New legislation for data collection for U.S.–Canada cross-border travellers

New legislation for data collection for U.S.–Canada cross-border travellers

OTTAWA — The Trudeau government is stepping up the exchange of traveller information with the United States to help catch social-benefit cheats, better track suspected terrorists, and identify people who remain in Canada past visa-expiration dates.

The government introduced legislation Wednesday to implement the final phases of the data-collection system, which is two years behind schedule, with the aim of saving tens of millions of dollars annually.

Under the 2011 perimeter security pact, Canada and the United States agreed to set up co-ordinated systems to track the entry and exit information of travellers.
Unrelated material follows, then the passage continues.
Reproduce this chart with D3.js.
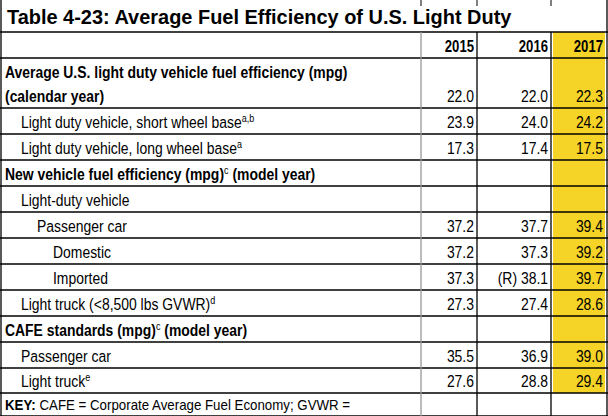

For the moment, the system involves exchanging entry information collected from people at the land border — so that data on entry to one country serves as a record of exit from the other.

The first two phases of the program have been limited to foreign nationals and permanent residents of Canada and the U.S., but not citizens of either country.
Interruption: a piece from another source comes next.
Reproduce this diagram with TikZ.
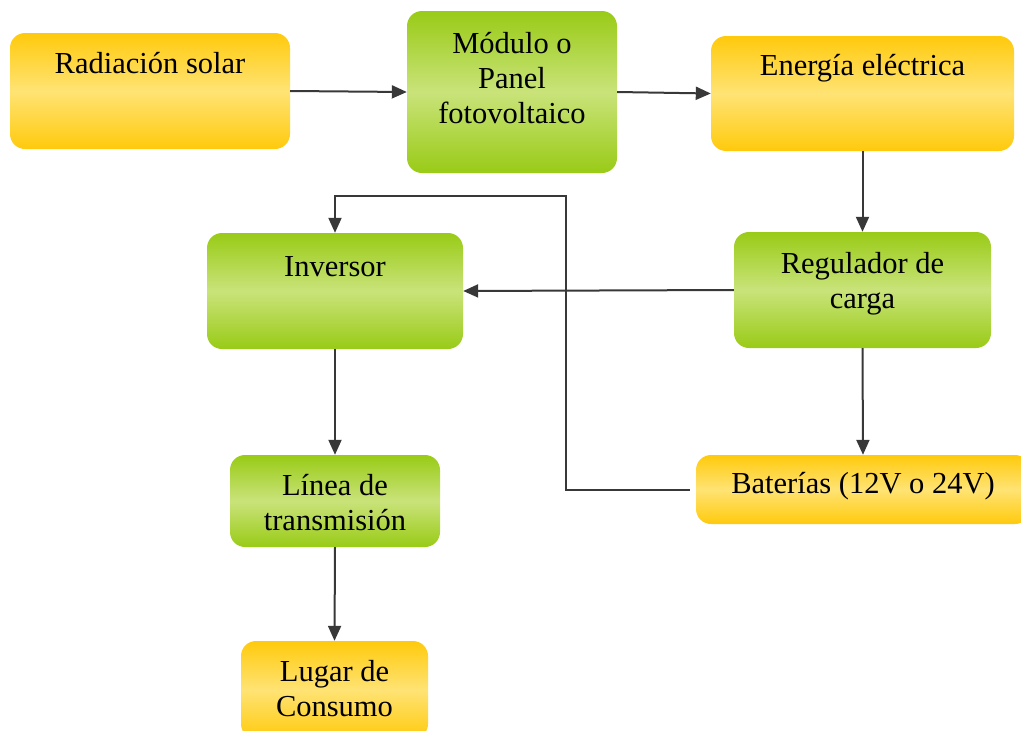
\documentclass[tikz,border=0pt]{standalone}
\usepackage{fontspec}
\setmainfont{Liberation Serif}
\usetikzlibrary{arrows.meta}
\definecolor{ordark}{HTML}{FFCA0C}
\definecolor{orlight}{HTML}{FFE374}
\definecolor{grdark}{HTML}{99CB16}
\definecolor{grlight}{HTML}{C9E37A}
\definecolor{linec}{HTML}{383838}
\newcommand{\liftbox}[2]{\raisebox{#1}[\height][\depth]{\begin{tabular}{@{}c@{}}#2\end{tabular}}}
\tikzset{
  box/.style={rectangle, rounded corners=15pt, inner sep=0pt,
    font=\fontsize{30.5pt}{35pt}\selectfont, text=black},
  orbox/.style={box, top color=ordark, bottom color=ordark, middle color=orlight},
  grbox/.style={box, top color=grdark, bottom color=grdark, middle color=grlight},
  conn/.style={draw=linec, line width=2pt, -{Triangle[length=15pt,width=13pt]}}
}
\begin{document}
\begin{tikzpicture}[x=1pt,y=-1pt]
\useasboundingbox (0,0) rectangle (1021,731);
\begin{scope}
\clip (0,0) rectangle (1021,731);
\node[orbox, minimum width=280pt, minimum height=116pt] (rad) at (150,91) {\liftbox{25pt}{Radiación solar}};
\node[grbox, minimum width=210pt, minimum height=162pt] (mod) at (512,92) {\liftbox{11pt}{Módulo o\\Panel\\fotovoltaico}};
\node[orbox, minimum width=303pt, minimum height=115pt] (ene) at (862.5,93.5) {\liftbox{25.5pt}{Energía eléctrica}};
\node[grbox, minimum width=257pt, minimum height=116pt] (reg) at (862.5,290) {\liftbox{6pt}{Regulador de\\carga}};
\node[grbox, minimum width=256pt, minimum height=116pt] (inv) at (335,291) {\liftbox{22pt}{Inversor}};
\node[orbox, minimum width=334pt, minimum height=69pt] (bat) at (863,489.5) {\liftbox{3pt}{Baterías (12V o 24V)}};
\node[grbox, minimum width=210pt, minimum height=92pt] (lin) at (335,501) {\liftbox{-4.5pt}{Línea de\\transmisión}};
\node[orbox, minimum width=187pt, minimum height=98pt] (lug) at (334.5,690) {\liftbox{-2pt}{Lugar de\\Consumo}};
\end{scope}
\coordinate (c1) at (566,196);
\draw[conn] (rad.east) -- (mod.west);
\draw[conn] (mod.east) -- (ene.west);
\draw[conn] (ene.south) -- (reg.north);
\draw[conn] (reg.west) -- (inv.east);
\draw[conn] (reg.south) -- (bat.north);
\draw[conn] ([xshift=-6pt]bat.west) -| (c1) -| (inv.north);
\draw[conn] (inv.south) -- (lin.north);
\draw[conn] (lin.south) -- (lug.north);
\end{tikzpicture}
\end{document}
Under the new legislation, the initiative would be expanded to include information-sharing on all travellers crossing the land border.

The data includes the traveller’s name, nationality, date of birth and gender as well as the country that issued their travel document.

In addition, Canada plans to begin collecting information on people leaving by plane — something the United States already does — by requiring airlines to submit passenger manifest data for outbound international flights.

It might come as a surprise to a great many Canadians that this doesn’t happen already, said Public Safety Minister Ralph Goodale. We collect a lot of information, of course, when anyone arrives in Canada, but not when they leave.

That has left a considerable hole in Canada’s security and administrative framework that needs to be fixed, he said.

The government says the information will help officials:

— Track the departure plans of known high-risk travellers such as fugitives, suspected terrorists, registered sex offenders, smugglers and exporters of illegal goods;

— Respond more effectively to missing-child alerts;

— Identify people who overstay their authorized time in Canada;

— Focus immigration enforcement on people in Canada as opposed to those who have already left;

— Verify whether people have complied with residency requirements as well as determine their entitlement to social benefits, which may require a presence in Canada.

Where there is fraud, where payments are being obtained in ways that are not justified or approved by the programs themselves, then taxpayers would expect that the program terms and conditions will in fact be enforced, Goodale said.

Memos obtained last year under the Access to Information Act said the Canada Revenue Agency and Employment and Social Development Canada expected to save between about $194 million and $319 million over five years once the long-anticipated system was fully in place.

Canada would retain the information collected for 15 years.

Federal officials have been trying to satisfy privacy commissioner Daniel Therrien’s office that personal information will be properly collected, used and disclosed under the program.

Privacy is always a crucial consideration, Goodale said.

We will respond to all the advice, all the recommendations that the privacy commissioner makes along the way.